Superbug crawls out of the shadows

3 minute read

New treatment options are urgently needed to combat the STI mycoplasma genitalium


A sexually transmitted superbug affecting up to 400,000 Australians is coming out of hiding thanks to new testing technologies.

The recent TGA approval of two PCR assays for mycoplasma genitalium, a chlamydia-like infection, will finally enable doctors to test for the bug, which is has a prevalence of 1 to 3% in the community.

Associate Professor Catriona Bradshaw, a Melbourne sexual health physician and mycoplasma genitalium researcher, said she anticipated a large escalation in diagnoses as a result.

But unfortunately, the efficacy of both treatments for mycoplasma genitalium is in “a rapid downward slide”, she said.

Mycoplasma genitalium is already resistant to the first-line therapy, azithromycin, in 50% of cases, and up to 80% in men who have sex with other men.

The second-line therapy, moxifloxacin, is now only 80 to 85% effective, down from 100% effectiveness only a decade ago, according to experts.

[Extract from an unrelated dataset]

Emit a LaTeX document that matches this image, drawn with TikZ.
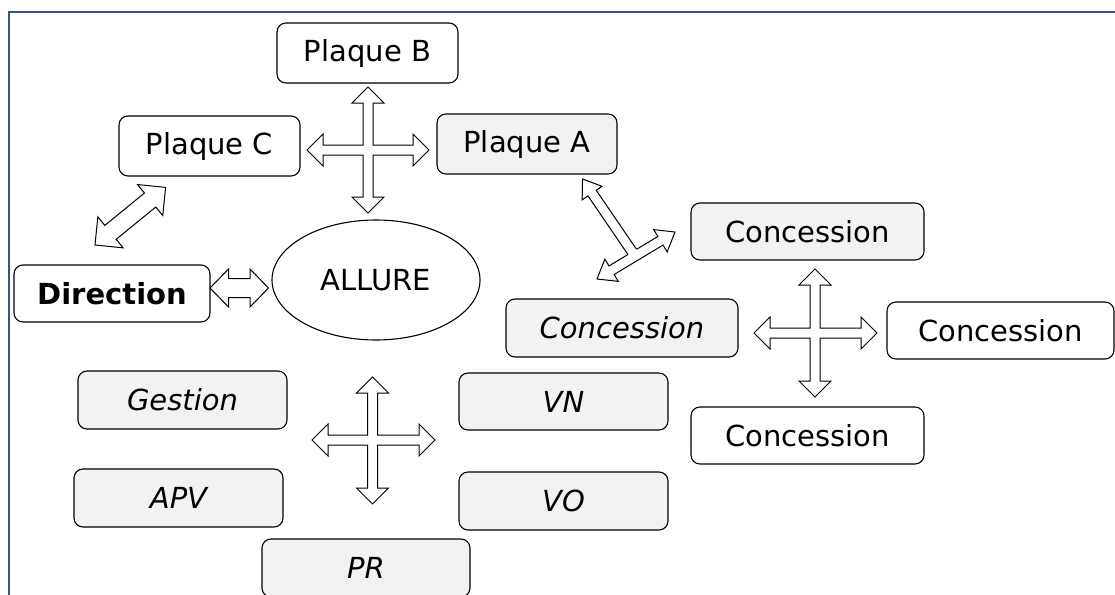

The PBS doesn’t cover moxifloxacin for this indication, so patients would be out of pocket around $80 to $140 for the week-long course of therapy.

Mycoplasma genitalium has a prevalence of 1 to 3% in the community.

The lack of commercial assay up until now, and a current lack of effective, affordable antimicrobial treatment options, have led to great reluctance for guideline committees to include this organism, Professor Bradshaw said.

“It’s this incredible difficulty that has paralysed the field to a degree and paralysed guidelines committees,” she said.

“It’s a very good example of how a disaster can unravel, hidden from public view,” Professor Bradshaw said.

The Australian STI Management Guidelines currently recommend either one dose of azithromycin treatment, or to seek specialist advice for persistent infection or before treating any complicated presentation.

But Professor Bradshaw said this was out of step with current awareness of antibiotic resistance.

The WHO recommends when the failure rate of any antimicrobial reaches a threshold of 95% the drug treatment must be changed, and “we are way past that with mycoplasma genitalium”, she said.

“We are in a situation where we desperately need new treatment approaches and we desperately need to stop using azithromycin,” she said.

“It is handed out like lolly-water in the STI field. This is a real, tangible example of this microbial resistance manifesting.”

Mycoplasma genitalium is an established cause of non-gonococcal urethritis in men, proctitis, cervicitis and pelvic inflammatory disease in women.

There is also some evidence to suggest it increases the risk of preterm delivery, spontaneous abortion, and lower level evidence suggests it may cause tubal factor infertility.

It’s a very good example of how a disaster can unravel, hidden from public view.

Professor Basil Donovan, a sexual health and public health physician at the Kirby Institute in Sydney, called the development of SpeeDx, a test that also informed clinicians if the strain was drug resistant, a “breakthrough”.

But while testing in symptomatic patients was recommended, screening was not, he said.

Mycoplasma genitalium had an “eerie propensity” to develop resistance, which was strange because it was among the bacterium with the smallest genome ever found, Professor Donovan said.

“So you would think it would be very dumb and very stable, but it’s not. It’s a very dynamic one,” he said.

But it was not as nasty as superbugs such as golden staph or multidrug-resistant tuberculosis, he added.

A test of cure is recommended at least two weeks after treatment is completed, and a retest should be done three months after exposure.